### DATA PROVIDED
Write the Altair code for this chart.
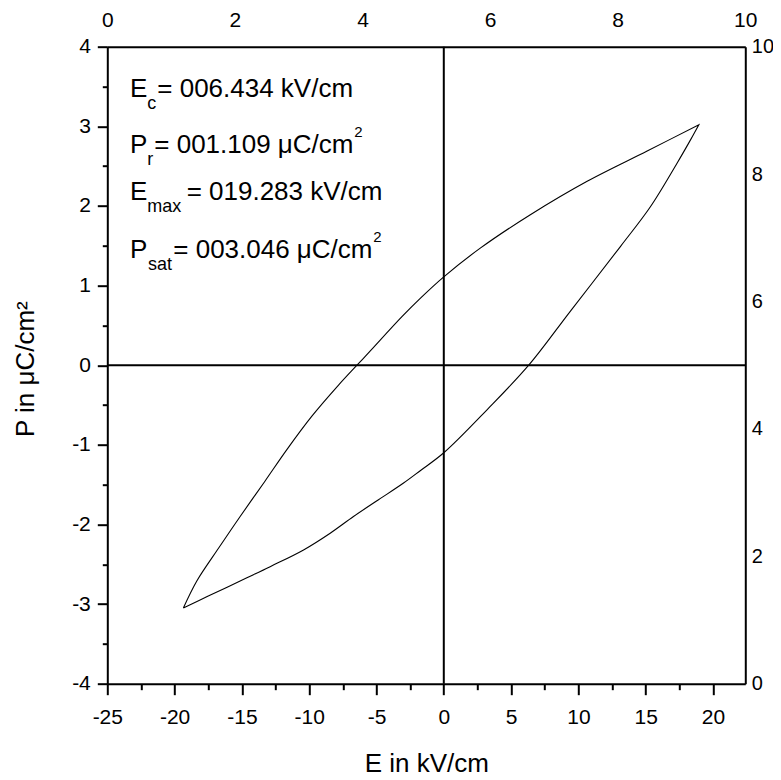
import altair as alt
import pandas as pd

# ---------------- data ----------------
# upper branch (descending field branch), from bottom tip to top tip
E_up = [-19.35, -18.35, -16.70, -15.13, -13.30, -11.66, -9.80, -7.82, -6.45, -5.46,
        -3.11, -1.75, 0.00, 2.71, 6.43, 10.65, 15.11, 18.95]
P_up = [-3.05, -2.71, -2.29, -1.90, -1.46, -1.06, -0.64, -0.25, 0.00, 0.18,
        0.61, 0.84, 1.11, 1.47, 1.89, 2.31, 2.69, 3.02]
# lower branch (ascending field branch), from bottom tip to top tip
E_lo = [-19.35, -17.50, -14.63, -12.90, -10.42, -8.44, -6.71, -4.85, -2.99, -1.75,
        0.00, 3.21, 6.31, 9.41, 13.12, 15.35, 17.34, 18.33, 18.95]
P_lo = [-3.05, -2.90, -2.67, -2.53, -2.32, -2.11, -1.90, -1.69, -1.48, -1.325,
        -1.10, -0.56, 0.00, 0.68, 1.49, 1.99, 2.54, 2.83, 3.02]

x_ticks = [-25, -22.5, -20, -17.5, -15, -12.5, -10, -7.5, -5, -2.5, 0, 2.5, 5, 7.5,
           10, 12.5, 15, 17.5, 20]
y_ticks = [-4, -3.5, -3, -2.5, -2, -1.5, -1, -0.5, 0, 0.5, 1, 1.5, 2, 2.5, 3, 3.5, 4]
top_ticks = [0, 2, 4, 6, 8, 10]
right_ticks = [0, 2, 4, 6, 8, 10]

ann_sym = ["E", "P", "E", "P"]
ann_sub = ["c", "r", "max", "sat"]
ann_main = ["= 006.434 kV/cm", "= 001.109 \u03bcC/cm", "= 019.283 kV/cm", "= 003.046 \u03bcC/cm"]
ann_sup = ["", "2", "", "2"]

x_title = "E in kV/cm"
y_title = "P in \u03bcC/cm\u00b2"

FONT = "Liberation Sans"

# ---------------- chart ----------------
loop = pd.DataFrame({"E": E_lo + E_up[::-1], "P": P_lo + P_up[::-1]})
loop["i"] = range(len(loop))

xs = alt.Scale(domain=[-25, 22.4], nice=False, zero=False)
ys = alt.Scale(domain=[-4, 4], nice=False, zero=False)

x_axis = alt.Axis(
    values=x_ticks, title=x_title, orient="bottom",
    labelExpr="datum.value % 5 === 0 ? '' + datum.value : ''",
    tickSize={"condition": {"test": "datum.value % 5 !== 0", "value": 6}, "value": 11},
    labelBaseline="alphabetic", labelPadding=29, labelFontSize=21, labelFlush=False,
    labelOverlap=False, titleFontSize=26, titleBaseline="alphabetic", titleY=88,
    titleFontWeight="normal",
)
y_axis = alt.Axis(
    values=y_ticks, title=y_title, orient="left",
    labelExpr="datum.value % 1 === 0 ? '' + datum.value : ''",
    tickSize={"condition": {"test": "datum.value % 1 !== 0", "value": 5}, "value": 10},
    labelBaseline="middle", labelPadding=7, labelFontSize=21, labelFlush=False,
    labelOverlap=False, titleFontSize=26, titleBaseline="alphabetic", titleAngle=270,
    titleX=-74, titleY=322, titleFontWeight="normal",
)

curve = alt.Chart(loop).mark_line(color="black", strokeWidth=1.1, interpolate="catmull-rom").encode(
    x=alt.X("E:Q", scale=xs, axis=x_axis),
    y=alt.Y("P:Q", scale=ys, axis=y_axis),
    order="i:Q",
)
rule_x = alt.Chart(pd.DataFrame({"E": [0]})).mark_rule(color="black", strokeWidth=2).encode(
    x=alt.X("E:Q", scale=xs, axis=x_axis)
)
rule_y = alt.Chart(pd.DataFrame({"P": [0]})).mark_rule(color="black", strokeWidth=2).encode(
    y=alt.Y("P:Q", scale=ys, axis=y_axis)
)


def piece(s, x, y, size):
    return alt.Chart(pd.DataFrame({"t": [s]})).mark_text(
        align="left", baseline="alphabetic", fontSize=size, font=FONT, color="black"
    ).encode(x=alt.value(x), y=alt.value(y), text="t:N")


# positions (plot-area pixels) of each annotation row
row_base = [50, 106.3, 153.3, 211.3]
sub_x = [40, 40, 40, 40.7]
main_x = [50, 47, 79.4, 66]
sup_x = [0, 247, 0, 266]
sup_base = [0, 90.3, 0, 195.3]

texts = []
for k in range(4):
    texts.append(piece(ann_sym[k], 22.7, row_base[k], 26))
    texts.append(piece(ann_sub[k], sub_x[k], row_base[k] + 12, 18))
    texts.append(piece(ann_main[k], main_x[k], row_base[k], 26))
    if ann_sup[k]:
        texts.append(piece(ann_sup[k], sup_x[k], sup_base[k], 15))

inner = alt.layer(curve, rule_x, rule_y, *texts)

sec = alt.Chart(pd.DataFrame({"t": top_ticks, "r": right_ticks})).mark_point(opacity=0).encode(
    x=alt.X("t:Q", scale=alt.Scale(domain=[0, 10], nice=False, zero=False),
            axis=alt.Axis(orient="top", values=top_ticks, title=None, ticks=False, tickSize=0,
                          labelPadding=20, labelBaseline="alphabetic", labelFontSize=21,
                          labelFlush=False, labelOverlap=False)),
    y=alt.Y("r:Q", scale=alt.Scale(domain=[0, 10], nice=False, zero=False),
            axis=alt.Axis(orient="right", values=right_ticks, title=None, ticks=False, tickSize=0,
                          labelPadding=6, labelBaseline="middle", labelAlign="left",
                          labelFontSize=20, labelFlush=False, labelOverlap=False)),
)

chart = alt.layer(inner, sec).resolve_scale(x="independent", y="independent").properties(
    width=638, height=637,
    autosize=alt.AutoSizeParams(type="none"),
    padding={"left": 99.3, "top": 38.7, "right": 27.5, "bottom": 95},
    background="white",
).configure_axis(
    domainColor="black", domainWidth=2, tickColor="black", tickWidth=2,
    labelColor="black", titleColor="black", labelFont=FONT, titleFont=FONT, grid=False,
).configure_view(stroke=None)

chart.save("out.html", embed_options={"renderer": "svg", "actions": False})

### TASK DETAILS
Leave every image out, and retype the material exactly.

### EXERCISE RESPONSE
Write the Altair code for this chart.
import altair as alt
import pandas as pd

# ---------------- data ----------------
# upper branch (descending field branch), from bottom tip to top tip
E_up = [-19.35, -18.35, -16.70, -15.13, -13.30, -11.66, -9.80, -7.82, -6.45, -5.46,
        -3.11, -1.75, 0.00, 2.71, 6.43, 10.65, 15.11, 18.95]
P_up = [-3.05, -2.71, -2.29, -1.90, -1.46, -1.06, -0.64, -0.25, 0.00, 0.18,
        0.61, 0.84, 1.11, 1.47, 1.89, 2.31, 2.69, 3.02]
# lower branch (ascending field branch), from bottom tip to top tip
E_lo = [-19.35, -17.50, -14.63, -12.90, -10.42, -8.44, -6.71, -4.85, -2.99, -1.75,
        0.00, 3.21, 6.31, 9.41, 13.12, 15.35, 17.34, 18.33, 18.95]
P_lo = [-3.05, -2.90, -2.67, -2.53, -2.32, -2.11, -1.90, -1.69, -1.48, -1.325,
        -1.10, -0.56, 0.00, 0.68, 1.49, 1.99, 2.54, 2.83, 3.02]

x_ticks = [-25, -22.5, -20, -17.5, -15, -12.5, -10, -7.5, -5, -2.5, 0, 2.5, 5, 7.5,
           10, 12.5, 15, 17.5, 20]
y_ticks = [-4, -3.5, -3, -2.5, -2, -1.5, -1, -0.5, 0, 0.5, 1, 1.5, 2, 2.5, 3, 3.5, 4]
top_ticks = [0, 2, 4, 6, 8, 10]
right_ticks = [0, 2, 4, 6, 8, 10]

ann_sym = ["E", "P", "E", "P"]
ann_sub = ["c", "r", "max", "sat"]
ann_main = ["= 006.434 kV/cm", "= 001.109 \u03bcC/cm", "= 019.283 kV/cm", "= 003.046 \u03bcC/cm"]
ann_sup = ["", "2", "", "2"]

x_title = "E in kV/cm"
y_title = "P in \u03bcC/cm\u00b2"

FONT = "Liberation Sans"

# ---------------- chart ----------------
loop = pd.DataFrame({"E": E_lo + E_up[::-1], "P": P_lo + P_up[::-1]})
loop["i"] = range(len(loop))

xs = alt.Scale(domain=[-25, 22.4], nice=False, zero=False)
ys = alt.Scale(domain=[-4, 4], nice=False, zero=False)

x_axis = alt.Axis(
    values=x_ticks, title=x_title, orient="bottom",
    labelExpr="datum.value % 5 === 0 ? '' + datum.value : ''",
    tickSize={"condition": {"test": "datum.value % 5 !== 0", "value": 6}, "value": 11},
    labelBaseline="alphabetic", labelPadding=29, labelFontSize=21, labelFlush=False,
    labelOverlap=False, titleFontSize=26, titleBaseline="alphabetic", titleY=88,
    titleFontWeight="normal",
)
y_axis = alt.Axis(
    values=y_ticks, title=y_title, orient="left",
    labelExpr="datum.value % 1 === 0 ? '' + datum.value : ''",
    tickSize={"condition": {"test": "datum.value % 1 !== 0", "value": 5}, "value": 10},
    labelBaseline="middle", labelPadding=7, labelFontSize=21, labelFlush=False,
    labelOverlap=False, titleFontSize=26, titleBaseline="alphabetic", titleAngle=270,
    titleX=-74, titleY=322, titleFontWeight="normal",
)

curve = alt.Chart(loop).mark_line(color="black", strokeWidth=1.1, interpolate="catmull-rom").encode(
    x=alt.X("E:Q", scale=xs, axis=x_axis),
    y=alt.Y("P:Q", scale=ys, axis=y_axis),
    order="i:Q",
)
rule_x = alt.Chart(pd.DataFrame({"E": [0]})).mark_rule(color="black", strokeWidth=2).encode(
    x=alt.X("E:Q", scale=xs, axis=x_axis)
)
rule_y = alt.Chart(pd.DataFrame({"P": [0]})).mark_rule(color="black", strokeWidth=2).encode(
    y=alt.Y("P:Q", scale=ys, axis=y_axis)
)


def piece(s, x, y, size):
    return alt.Chart(pd.DataFrame({"t": [s]})).mark_text(
        align="left", baseline="alphabetic", fontSize=size, font=FONT, color="black"
    ).encode(x=alt.value(x), y=alt.value(y), text="t:N")


# positions (plot-area pixels) of each annotation row
row_base = [50, 106.3, 153.3, 211.3]
sub_x = [40, 40, 40, 40.7]
main_x = [50, 47, 79.4, 66]
sup_x = [0, 247, 0, 266]
sup_base = [0, 90.3, 0, 195.3]

texts = []
for k in range(4):
    texts.append(piece(ann_sym[k], 22.7, row_base[k], 26))
    texts.append(piece(ann_sub[k], sub_x[k], row_base[k] + 12, 18))
    texts.append(piece(ann_main[k], main_x[k], row_base[k], 26))
    if ann_sup[k]:
        texts.append(piece(ann_sup[k], sup_x[k], sup_base[k], 15))

inner = alt.layer(curve, rule_x, rule_y, *texts)

sec = alt.Chart(pd.DataFrame({"t": top_ticks, "r": right_ticks})).mark_point(opacity=0).encode(
    x=alt.X("t:Q", scale=alt.Scale(domain=[0, 10], nice=False, zero=False),
            axis=alt.Axis(orient="top", values=top_ticks, title=None, ticks=False, tickSize=0,
                          labelPadding=20, labelBaseline="alphabetic", labelFontSize=21,
                          labelFlush=False, labelOverlap=False)),
    y=alt.Y("r:Q", scale=alt.Scale(domain=[0, 10], nice=False, zero=False),
            axis=alt.Axis(orient="right", values=right_ticks, title=None, ticks=False, tickSize=0,
                          labelPadding=6, labelBaseline="middle", labelAlign="left",
                          labelFontSize=20, labelFlush=False, labelOverlap=False)),
)

chart = alt.layer(inner, sec).resolve_scale(x="independent", y="independent").properties(
    width=638, height=637,
    autosize=alt.AutoSizeParams(type="none"),
    padding={"left": 99.3, "top": 38.7, "right": 27.5, "bottom": 95},
    background="white",
).configure_axis(
    domainColor="black", domainWidth=2, tickColor="black", tickWidth=2,
    labelColor="black", titleColor="black", labelFont=FONT, titleFont=FONT, grid=False,
).configure_view(stroke=None)

chart.save("out.html", embed_options={"renderer": "svg", "actions": False})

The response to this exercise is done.